With this in mind, Clare and John set off to meet Susan Richards and her husband Robin who run Rodwell Farm just a few miles outside Ipswich. The farm is intersected by the B1113. On one side are the fields where the cows graze and the farm's milking parlour. On the other side, in a former calving shed, is the cheese making room where Susan has been making cheese since 2006. The Richards family have been farming this site for over 75 years during which time the original farm has been divided between several branches of the family.
Robin oversees care of the farm's herd of Holstein-Friesian cows, 120 of which are milked twice daily. The majority of this milk goes to the local dairy cooperative. Susan uses just a small portion to produce her handmade cheeses. The family take great pride in caring for their cattle, growing much of their own feed to complement pasture grazing. The sileage clamps hold a nutritious "sandwich" of hay, maize and wheat. It almost smelled tasty!
Susan makes two cheeses: her cheddar-style Shipcord and Hawkston, a younger crumbly cheese similar to a Cheshire or Caerphilly. Both cheeses are named after river meadows on the farm. Susan uses only their own unpasteurised milk. She told us that unpasteurised milk allows the flavours of the farm to be expressed in her cheese.
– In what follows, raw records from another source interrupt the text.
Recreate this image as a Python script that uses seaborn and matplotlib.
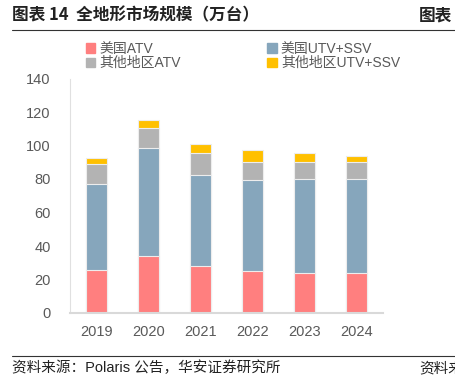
import matplotlib
matplotlib.use('Agg')
import matplotlib.pyplot as plt
import matplotlib.patches as mpatches
import numpy as np
import pandas as pd
import seaborn as sns

# 数据 (万台)
years = ['2019', '2020', '2021', '2022', '2023', '2024']
us_atv = [25.7, 34.2, 28.3, 24.9, 23.9, 23.9]
us_utv = [51.1, 64.1, 53.9, 54.3, 56.3, 56.3]
other_atv = [12.0, 11.9, 13.3, 10.8, 9.8, 10.1]
other_utv = [3.9, 5.2, 5.4, 7.3, 5.5, 3.4]

labels = ['美国ATV', '美国UTV+SSV', '其他地区ATV', '其他地区UTV+SSV']
colors = ['#FF7F7F', '#86A6BC', '#B3B3B3', '#FFC000']

sns.set_style('white')
plt.rcParams['font.family'] = ['Liberation Sans', 'Noto Sans CJK SC']
TXT = '#595959'

df = pd.DataFrame({'year': years, labels[0]: us_atv, labels[1]: us_utv,
                   labels[2]: other_atv, labels[3]: other_utv})
# 累积高度，从最高的开始画，后画的覆盖前面的
cum = df[labels].cumsum(axis=1)

fig = plt.figure(figsize=(4.56, 3.77), dpi=100)
ax = fig.add_axes([70 / 456, 1 - 313 / 377, (383 - 70) / 456, (313 - 78.5) / 377])

for lab, col in reversed(list(zip(labels, colors))):
    sns.barplot(x=df['year'], y=cum[lab], color=col, width=0.4, ax=ax,
                edgecolor='#EDEDED', linewidth=0.8, saturation=1)

ax.set_ylim(0, 140)
ax.set_xlim(-0.5, 5.5)
ax.set_yticks(np.arange(0, 141, 20))
ax.set_xlabel('')
ax.set_ylabel('')
for s in ['top', 'right']:
    ax.spines[s].set_visible(False)
ax.spines['left'].set_color('#E0E0E0')
ax.spines['left'].set_linewidth(0.8)
ax.spines['bottom'].set_color('#D9D9D9')
ax.spines['bottom'].set_linewidth(1.5)
ax.tick_params(axis='y', length=3, color='#E0E0E0', labelsize=10.5, labelcolor=TXT, pad=11)
ax.tick_params(axis='x', length=0, labelsize=10.5, labelcolor=TXT, pad=9)

handles = [mpatches.Patch(color=c, label=l) for l, c in zip(labels, colors)]
# 两列图例，按行排列
order = [0, 2, 1, 3]
fig.legend([handles[i] for i in order], [labels[i] for i in order], ncol=2,
           loc='upper left', bbox_to_anchor=(80 / 456, 1 - 36 / 377), frameon=False,
           fontsize=10, handlelength=0.7, handleheight=0.7, handletextpad=0.3,
           columnspacing=6.2, labelspacing=0.05, labelcolor=TXT, borderaxespad=0)

# 标题与来源
fig.text(12 / 456, 1 - 15 / 377, '图表 14  全地形市场规模（万台）', fontsize=12,
         fontweight='bold', va='center', ha='left', color='#222222',
         family=['Noto Sans CJK SC'])
fig.text(419 / 456, 1 - 15 / 377, '图表', fontsize=12, fontweight='bold',
         va='center', ha='left', color='#222222', family=['Noto Sans CJK SC'])
fig.add_artist(plt.Line2D([12 / 456, 1], [1 - 30 / 377] * 2, color='#333333', lw=0.8))
fig.add_artist(plt.Line2D([12 / 456, 1], [1 - 356 / 377] * 2, color='#333333', lw=0.8))
fig.text(12 / 456, 1 - 368 / 377, '资料来源：Polaris 公告，华安证券研究所', fontsize=10.5,
         va='center', ha='left', color='#222222',
         family=['Liberation Sans', 'Noto Sans CJK SC'])
fig.text(419 / 456, 1 - 368 / 377, '资料来', fontsize=10.5, va='center', ha='left',
         color='#222222', family=['Noto Sans CJK SC'])

fig.savefig('out.png', dpi=100)
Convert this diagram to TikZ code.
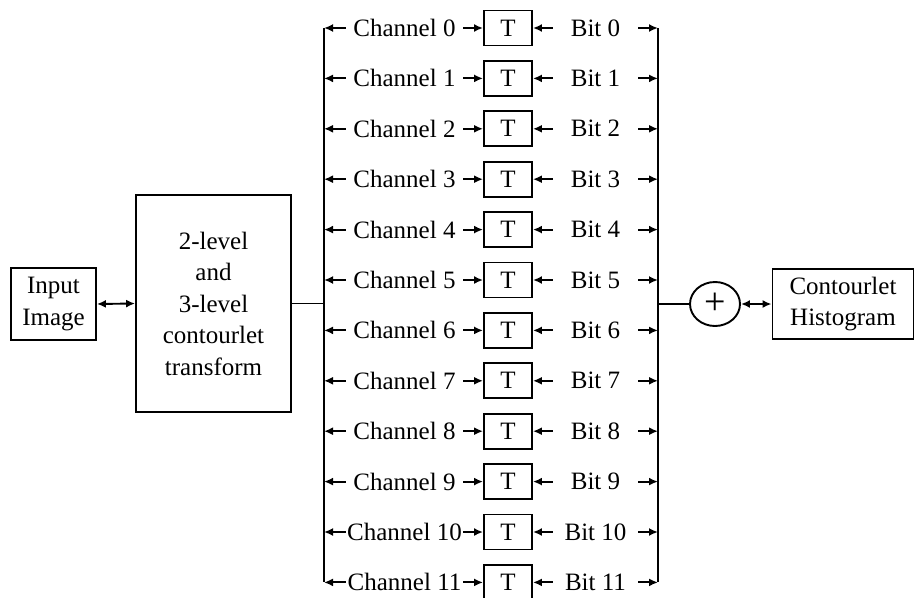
\documentclass[tikz,border=0pt]{standalone}
\usepackage{fontspec}
\setmainfont{Liberation Serif}
\usetikzlibrary{arrows.meta,shapes.geometric}
\begin{document}
\begin{tikzpicture}[x=1pt,y=-1pt,
  every node/.style={font=\fontsize{25}{31.5}\selectfont},
  box/.style={draw, line width=1.9pt, inner sep=0pt, align=center},
  lbl/.style={inner sep=0pt, minimum height=30pt},
  wire/.style={line width=1.9pt},
  arr/.style={wire, -{Latex[length=9pt,width=8pt]}},
  darr/.style={wire, {Latex[length=9pt,width=8pt]}-{Latex[length=9pt,width=8pt]}}]
\useasboundingbox (0,0) rectangle (915,597);

% input and transform blocks
\node[box, minimum width=85pt, minimum height=72pt] (in) at (53.5,304) {Input\\Image};
\node[box, minimum width=155pt, minimum height=217pt] (ct) at (213.5,303.5)
  {2-level\\and\\3-level\\contourlet\\transform};

% one row per channel: channel label, threshold block, bit label
\foreach \i in {0,...,11}{
  \pgfmathsetmacro\yy{28+50.4*\i}
  \coordinate (L\i) at (324,\yy);
  \coordinate (R\i) at (658,\yy);
  \node[box, minimum width=48pt, minimum height=35pt] (T\i) at (508,\yy) {T};
  \node[lbl, minimum width=117pt] (C\i) at (404.5,\yy) {Channel \i};
  \node[lbl, minimum width=85pt] (B\i) at (595.5,\yy) {Bit \i};
  \draw[arr] (C\i.west) -- (L\i);
  \draw[arr] (C\i.east) -- (T\i.west);
  \draw[arr] (B\i.west) -- (T\i.east);
  \draw[arr] (B\i.east) -- (R\i);
}

% buses
\draw[wire] (L0) -- (L11);
\draw[wire] (R0) -- (R11);
\draw[wire] (ct.east) -- (ct.east -| L0);

% summation and histogram output
\node[draw, ellipse, line width=1.9pt, minimum width=50pt, minimum height=44pt, inner sep=0pt] (sum) at (715,304) {};
\node[font=\fontsize{38}{38}\selectfont, inner sep=0pt] (plus) at (sum.center) {+};
\node[box, minimum width=141pt, minimum height=70pt] (hist) at (843,304) {Contourlet\\Histogram};
\draw[wire] (sum.west -| R0) -- (sum.west);

\draw[darr] (in.east) -- (ct.west);
\draw[darr] (sum.east) -- (hist.west);
\end{tikzpicture}
\end{document}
She believes the combination of control over the milk from cow to cheese room, coupled with high standards of hygiene make the cheese flavoursome and safe.
Cheese making is a combination of science and judgment. This year’s variable weather from the "Beast from the East" in early spring to the very hot summer has offered its challenges: the grass has been scorched; cattle feed scarcer and more expensive. Susan has also found the hot weather made the rind on her cheeses more fragile as it started to develop.
With the view that Shipcord is a big cheese for Slate we were perhaps surprised to find on arrival at Rodwell Farm that no cheese was being made that day. There is no enormous cheese-making vat. No extensive maturing room. In fact, Susan makes cheese (without help) only two days each week and the quantities are truly artisan. After pressing overnight, Shipcord is matured for 5 months, and the larger wheels intended to be "Extra Mature" are aged for twelve months. As for Hawkston, Susan was not even able to give us a taster – making the next batch was top of her "to-do" list!
We left the farm with a better knowledge of the limited supplies of Shipcord and a commitment to get our orders in early so that Slate customers can continue to enjoy this fantastic cheese, in particular for those East Anglian brides for whom we create wedding cheese cakes and who invariably ask for the wide base layer to be a truckle of Shipcord.